Aadhaar database has never been breached since its existence: UIDAI
The UIDAI also rejected the notion that it could track activities of Aadhaar card holders.
The Unique Identification Authority of India (UIDAI), the agency that oversees Aadhaar, said that the users' data is safe and secure, and that reports of Aadhaar data breach are misleading.
"Aadhaar database has never been breached during the last 7 years of its existence. Data of all Aadhaar holders is safe and secure. Stories around Aadhaar breach are mostly cases of misleading reporting. UIDAI uses advanced technology to keep your data safe and secure and keeps upgrading them to meet emerging security threats and challenges," said the agency in detailed FAQs on Tuesday.
The agency also denied that it could track activities of users.
"UIDAI database has only minimal information that you give at the time of enrolment or updation. This includes: (a) Your name, address, gender, date of birth (b) Ten fingerprints, two IRIS scans, facial photograph (c) Mobile number & email ID."
"Rest assured, UIDAI does not have your information about bank accounts, shares, mutual funds, financial and property details, health records, family, caste, religion, education etc, and will never have this information in its database."
"In fact, Section 32 (3) of the Aadhaar Act 2016 specifically prohibits UIDAI from controlling, collecting, keeping or maintaining any information about the purpose of authentication either by itself or through any entity."
Safe and secure
The latest comments from the UIDAI come amidst efforts to improve the security and adoption of Aadhaar in the country. The agency of late is working to improve the security layers by introducing options such as Virtual ID. For ease of use, it has introduced face-recognition-based authentication for Aadhaar users.

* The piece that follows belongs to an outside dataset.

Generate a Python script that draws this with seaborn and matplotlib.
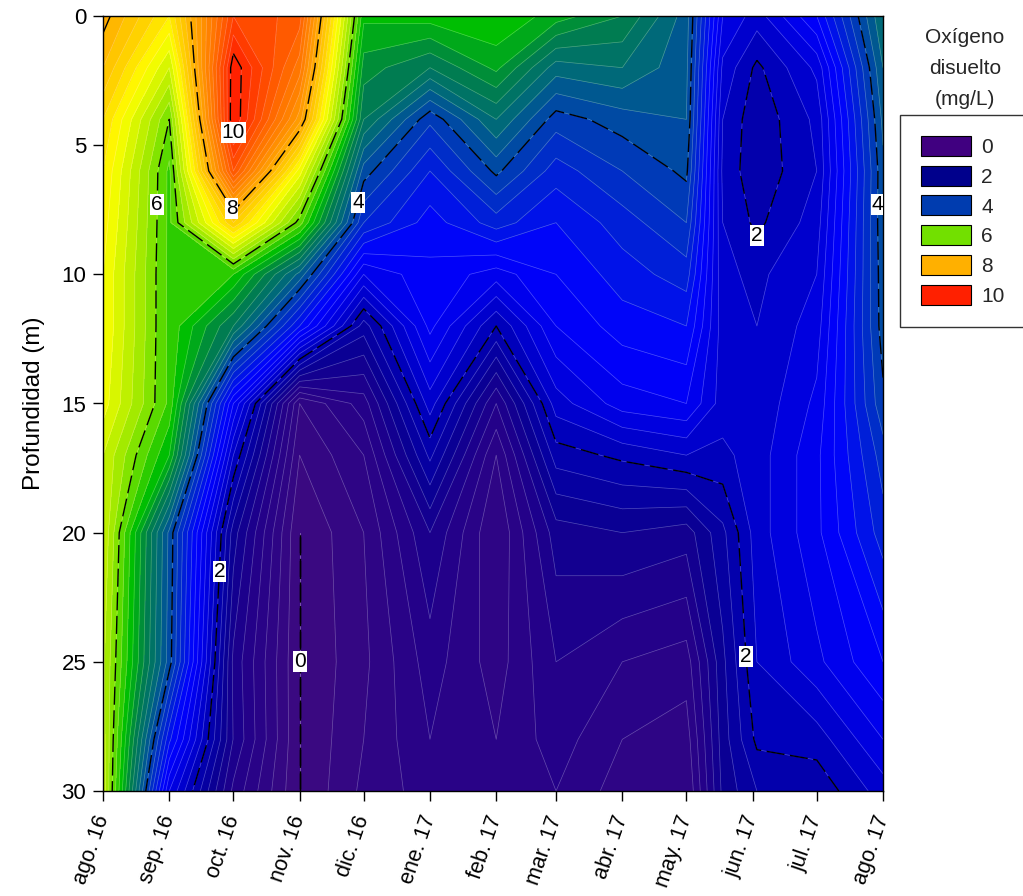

The agency has come under a wide scanner after reports of unauthorised access to data of Aadhaar users.
The Tribune newspaper claimed earlier this month that it acquired login credentials to the Aadhaar database through anonymous sellers for just ₹500. The data included information such as the names, telephone numbers and home addresses of Aadhaar card holders.
The UIDAI filed a case against the journalist and three others named in the Tribune report. The move led to wide criticism with many accusing the agency and the government to curb free speech.